DATA FOR THIS TASK →
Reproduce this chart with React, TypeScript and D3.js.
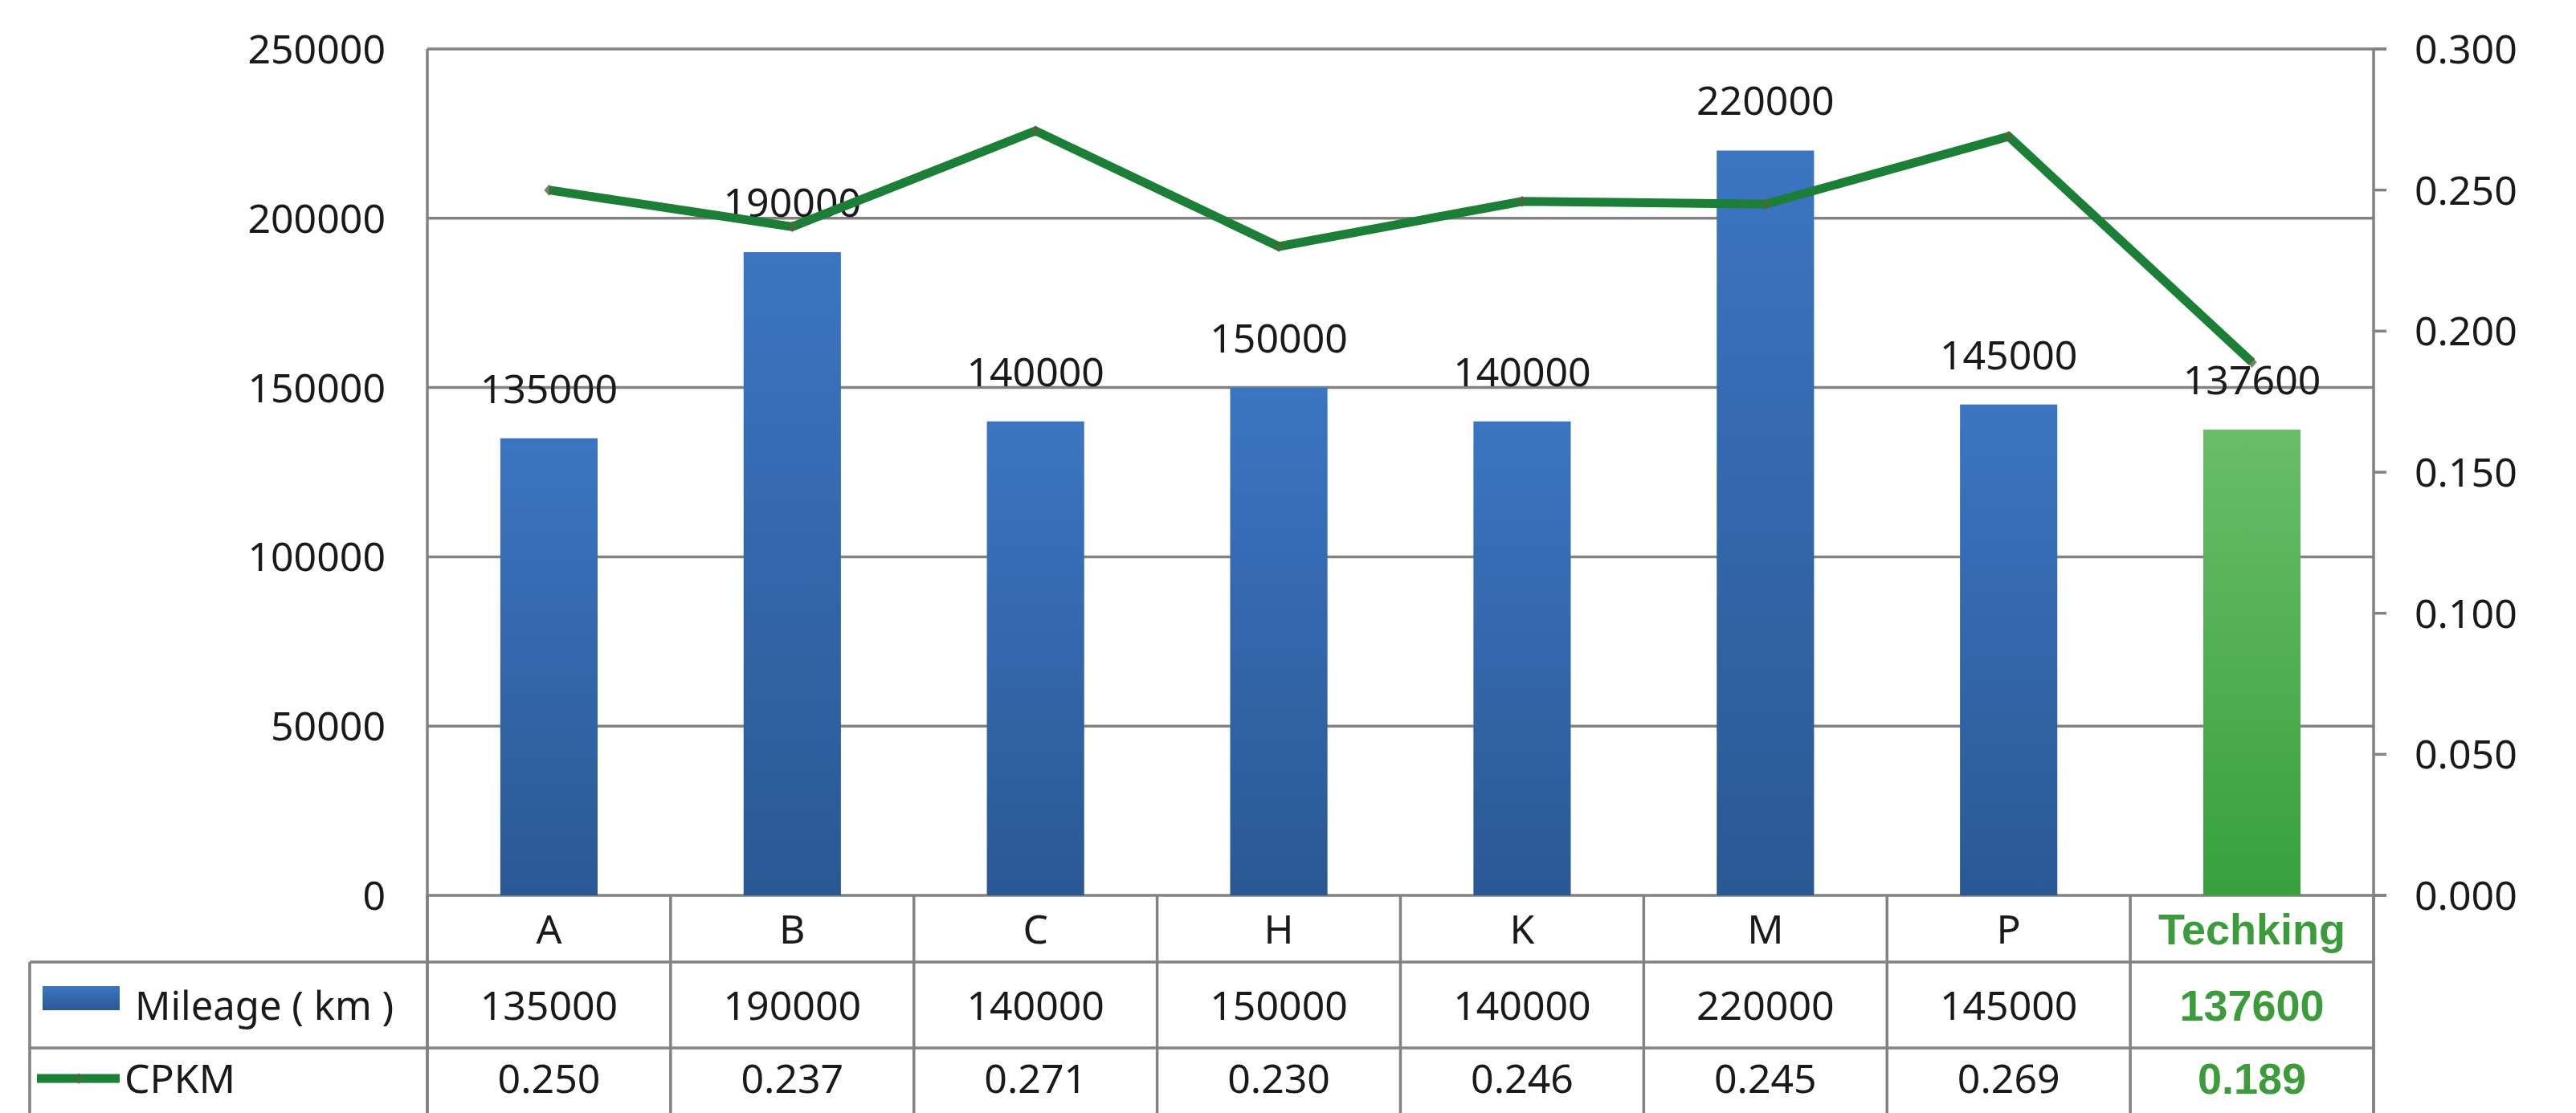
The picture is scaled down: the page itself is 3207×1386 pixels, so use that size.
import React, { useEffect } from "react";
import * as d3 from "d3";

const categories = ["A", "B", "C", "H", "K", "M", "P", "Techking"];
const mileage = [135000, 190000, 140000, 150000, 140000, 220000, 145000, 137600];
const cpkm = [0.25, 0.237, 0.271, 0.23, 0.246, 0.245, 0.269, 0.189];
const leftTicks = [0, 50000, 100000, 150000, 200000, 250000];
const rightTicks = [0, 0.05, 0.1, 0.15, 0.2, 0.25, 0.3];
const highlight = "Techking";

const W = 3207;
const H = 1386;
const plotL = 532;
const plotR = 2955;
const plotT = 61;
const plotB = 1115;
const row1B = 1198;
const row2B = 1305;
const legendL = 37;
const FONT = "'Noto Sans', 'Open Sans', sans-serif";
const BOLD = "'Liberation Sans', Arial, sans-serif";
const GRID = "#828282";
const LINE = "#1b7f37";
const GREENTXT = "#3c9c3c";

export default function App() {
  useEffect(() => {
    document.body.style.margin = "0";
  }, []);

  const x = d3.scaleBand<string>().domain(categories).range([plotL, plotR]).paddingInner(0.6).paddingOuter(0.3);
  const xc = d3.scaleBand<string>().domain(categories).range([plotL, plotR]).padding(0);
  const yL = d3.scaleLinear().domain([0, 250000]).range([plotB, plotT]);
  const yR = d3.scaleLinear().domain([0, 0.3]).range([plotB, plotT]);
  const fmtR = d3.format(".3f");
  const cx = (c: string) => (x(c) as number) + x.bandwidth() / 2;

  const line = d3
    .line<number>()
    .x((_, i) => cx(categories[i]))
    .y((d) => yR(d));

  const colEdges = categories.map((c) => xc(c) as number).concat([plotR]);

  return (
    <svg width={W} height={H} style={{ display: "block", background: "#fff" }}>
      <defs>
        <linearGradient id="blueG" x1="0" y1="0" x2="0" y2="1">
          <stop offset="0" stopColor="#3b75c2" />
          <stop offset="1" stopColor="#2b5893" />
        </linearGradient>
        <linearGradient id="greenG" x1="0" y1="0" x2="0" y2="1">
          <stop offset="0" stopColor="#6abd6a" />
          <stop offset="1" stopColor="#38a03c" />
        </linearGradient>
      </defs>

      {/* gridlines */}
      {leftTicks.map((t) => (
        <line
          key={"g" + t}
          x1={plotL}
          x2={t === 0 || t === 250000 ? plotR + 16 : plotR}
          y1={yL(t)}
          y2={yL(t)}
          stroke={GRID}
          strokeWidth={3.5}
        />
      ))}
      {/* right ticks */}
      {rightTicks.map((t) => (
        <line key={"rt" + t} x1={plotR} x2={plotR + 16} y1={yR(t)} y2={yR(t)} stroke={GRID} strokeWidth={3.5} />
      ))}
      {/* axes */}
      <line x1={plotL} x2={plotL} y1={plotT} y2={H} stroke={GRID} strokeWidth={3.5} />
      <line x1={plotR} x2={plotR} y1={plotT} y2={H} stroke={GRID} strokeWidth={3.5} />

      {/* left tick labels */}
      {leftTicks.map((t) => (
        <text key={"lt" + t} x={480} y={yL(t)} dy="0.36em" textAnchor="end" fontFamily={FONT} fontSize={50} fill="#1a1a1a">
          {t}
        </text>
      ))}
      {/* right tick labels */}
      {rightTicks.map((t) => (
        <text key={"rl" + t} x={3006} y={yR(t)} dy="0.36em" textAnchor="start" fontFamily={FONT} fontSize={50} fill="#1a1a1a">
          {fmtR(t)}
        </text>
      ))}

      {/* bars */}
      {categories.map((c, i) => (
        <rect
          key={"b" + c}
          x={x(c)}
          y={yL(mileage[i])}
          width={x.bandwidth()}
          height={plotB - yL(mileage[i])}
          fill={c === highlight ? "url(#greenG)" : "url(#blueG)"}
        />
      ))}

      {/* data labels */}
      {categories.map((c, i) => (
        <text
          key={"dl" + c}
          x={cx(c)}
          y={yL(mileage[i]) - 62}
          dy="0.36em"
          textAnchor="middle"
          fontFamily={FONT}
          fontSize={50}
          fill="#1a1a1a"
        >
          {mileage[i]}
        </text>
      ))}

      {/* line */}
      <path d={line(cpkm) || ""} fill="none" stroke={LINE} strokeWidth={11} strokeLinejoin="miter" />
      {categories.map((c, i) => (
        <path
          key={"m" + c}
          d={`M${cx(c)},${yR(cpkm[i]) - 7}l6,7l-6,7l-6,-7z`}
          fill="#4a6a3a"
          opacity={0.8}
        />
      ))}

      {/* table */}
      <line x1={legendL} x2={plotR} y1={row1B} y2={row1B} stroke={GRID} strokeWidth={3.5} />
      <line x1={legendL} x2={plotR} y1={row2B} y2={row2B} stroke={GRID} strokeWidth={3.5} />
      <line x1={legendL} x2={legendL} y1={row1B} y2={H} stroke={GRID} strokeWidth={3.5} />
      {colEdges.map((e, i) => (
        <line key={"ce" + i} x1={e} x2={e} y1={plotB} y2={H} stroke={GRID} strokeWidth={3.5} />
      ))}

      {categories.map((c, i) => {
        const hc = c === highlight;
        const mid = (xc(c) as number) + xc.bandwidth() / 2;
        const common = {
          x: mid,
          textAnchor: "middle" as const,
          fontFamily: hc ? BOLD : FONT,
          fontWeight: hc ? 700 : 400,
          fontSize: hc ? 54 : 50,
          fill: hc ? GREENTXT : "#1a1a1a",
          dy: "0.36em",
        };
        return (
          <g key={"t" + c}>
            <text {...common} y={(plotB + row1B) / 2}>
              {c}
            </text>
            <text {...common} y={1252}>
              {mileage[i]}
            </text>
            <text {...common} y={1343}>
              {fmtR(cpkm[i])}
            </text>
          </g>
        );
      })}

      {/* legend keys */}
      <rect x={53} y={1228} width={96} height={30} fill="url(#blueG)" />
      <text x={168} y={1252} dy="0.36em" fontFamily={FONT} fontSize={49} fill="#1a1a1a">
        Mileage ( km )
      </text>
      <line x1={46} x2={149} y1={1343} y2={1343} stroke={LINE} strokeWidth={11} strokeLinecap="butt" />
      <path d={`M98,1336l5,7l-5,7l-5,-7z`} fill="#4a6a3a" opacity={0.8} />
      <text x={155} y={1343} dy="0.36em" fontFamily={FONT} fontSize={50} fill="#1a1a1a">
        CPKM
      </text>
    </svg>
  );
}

---

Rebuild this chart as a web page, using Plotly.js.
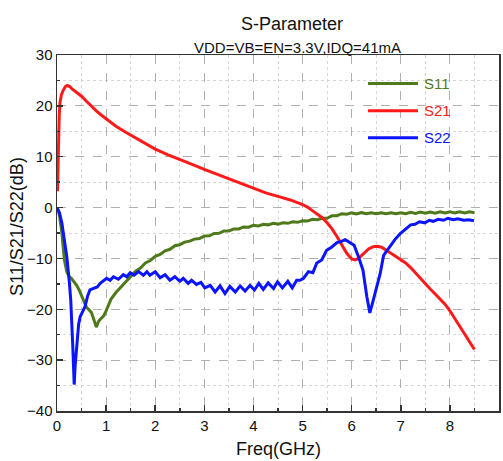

PROBLEM DETAILS → Each line from the line containing "The picture is" through the line containing "const colEdges = categories.map((c)" is to be transcribed exactly, and no other line.

FINISHED EXERCISE →
The picture is scaled down: the page itself is 3207×1386 pixels, so use that size.
import React, { useEffect } from "react";
import * as d3 from "d3";

const categories = ["A", "B", "C", "H", "K", "M", "P", "Techking"];
const mileage = [135000, 190000, 140000, 150000, 140000, 220000, 145000, 137600];
const cpkm = [0.25, 0.237, 0.271, 0.23, 0.246, 0.245, 0.269, 0.189];
const leftTicks = [0, 50000, 100000, 150000, 200000, 250000];
const rightTicks = [0, 0.05, 0.1, 0.15, 0.2, 0.25, 0.3];
const highlight = "Techking";

const W = 3207;
const H = 1386;
const plotL = 532;
const plotR = 2955;
const plotT = 61;
const plotB = 1115;
const row1B = 1198;
const row2B = 1305;
const legendL = 37;
const FONT = "'Noto Sans', 'Open Sans', sans-serif";
const BOLD = "'Liberation Sans', Arial, sans-serif";
const GRID = "#828282";
const LINE = "#1b7f37";
const GREENTXT = "#3c9c3c";

export default function App() {
  useEffect(() => {
    document.body.style.margin = "0";
  }, []);

  const x = d3.scaleBand<string>().domain(categories).range([plotL, plotR]).paddingInner(0.6).paddingOuter(0.3);
  const xc = d3.scaleBand<string>().domain(categories).range([plotL, plotR]).padding(0);
  const yL = d3.scaleLinear().domain([0, 250000]).range([plotB, plotT]);
  const yR = d3.scaleLinear().domain([0, 0.3]).range([plotB, plotT]);
  const fmtR = d3.format(".3f");
  const cx = (c: string) => (x(c) as number) + x.bandwidth() / 2;

  const line = d3
    .line<number>()
    .x((_, i) => cx(categories[i]))
    .y((d) => yR(d));

  const colEdges = categories.map((c) => xc(c) as number).concat([plotR]);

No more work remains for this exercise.